Confederate prisoners waiting at Chattanooga to be sent north. Library of Congress photo, LC-B811-2653B.

During October 1863, a cold rain fell almost all the time, soaking Francis and John Poore and their comrades watching the Yankees holed up in Chattanooga.

After the Battle of Chickamauga in September, the Yankees pulled back to Chattanooga and Francis, John and their rebel comrades followed them to the Tennessee city.

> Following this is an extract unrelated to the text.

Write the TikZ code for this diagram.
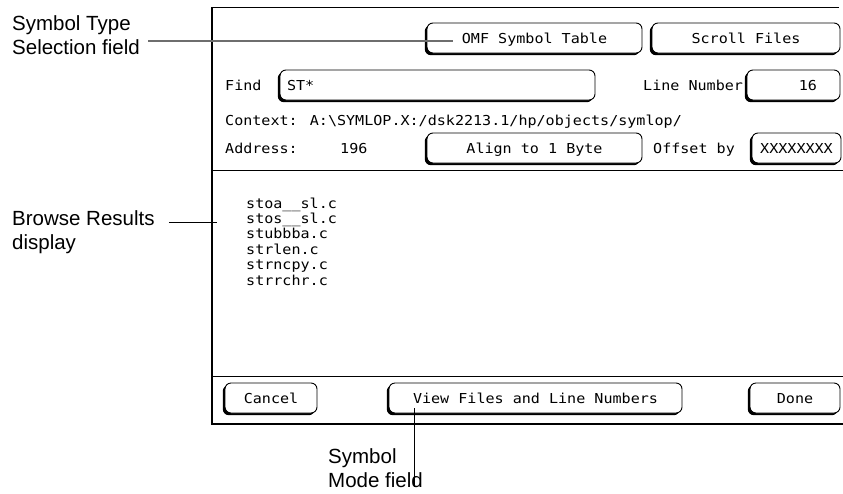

The Confederate infantry dug trenches in a broad arc that ran from the river roads below Lookout Mountain on the southwest to Missionary Ridge on the southeast. Rebel batteries set up atop Lookout Mountain. With the city surrounded on three sides, the Confederates stopped all traffic on the river, the railroad and the wagon roads on the south bank.

To the north, rebel cavalry raids picked off Union supply trains on the 60-mile roundabout trip along rough wagon roads through the Cumberland Mountains. In Chattanooga, the federal troops ate half rations and horses starved.

Although the two sides traded musket fire, Francis and John saw little action during the siege of Chattanooga.

Camped a couple of miles east of Lookout Mountain, they suffered from too little food, blankets, tents and ammunition as the Confederate supply system broke down. At times they were little better off than the Yankees holed up in Chattanooga.

Your humble blogger on Lookout Mountain.

Southern farmers such as the Poore family in Mississippi grew enough crops to feed the army, but the produce could not be moved to where it was needed. Enough food to feed hungry rebel soldiers often rotted on loading platforms or railroad sidings.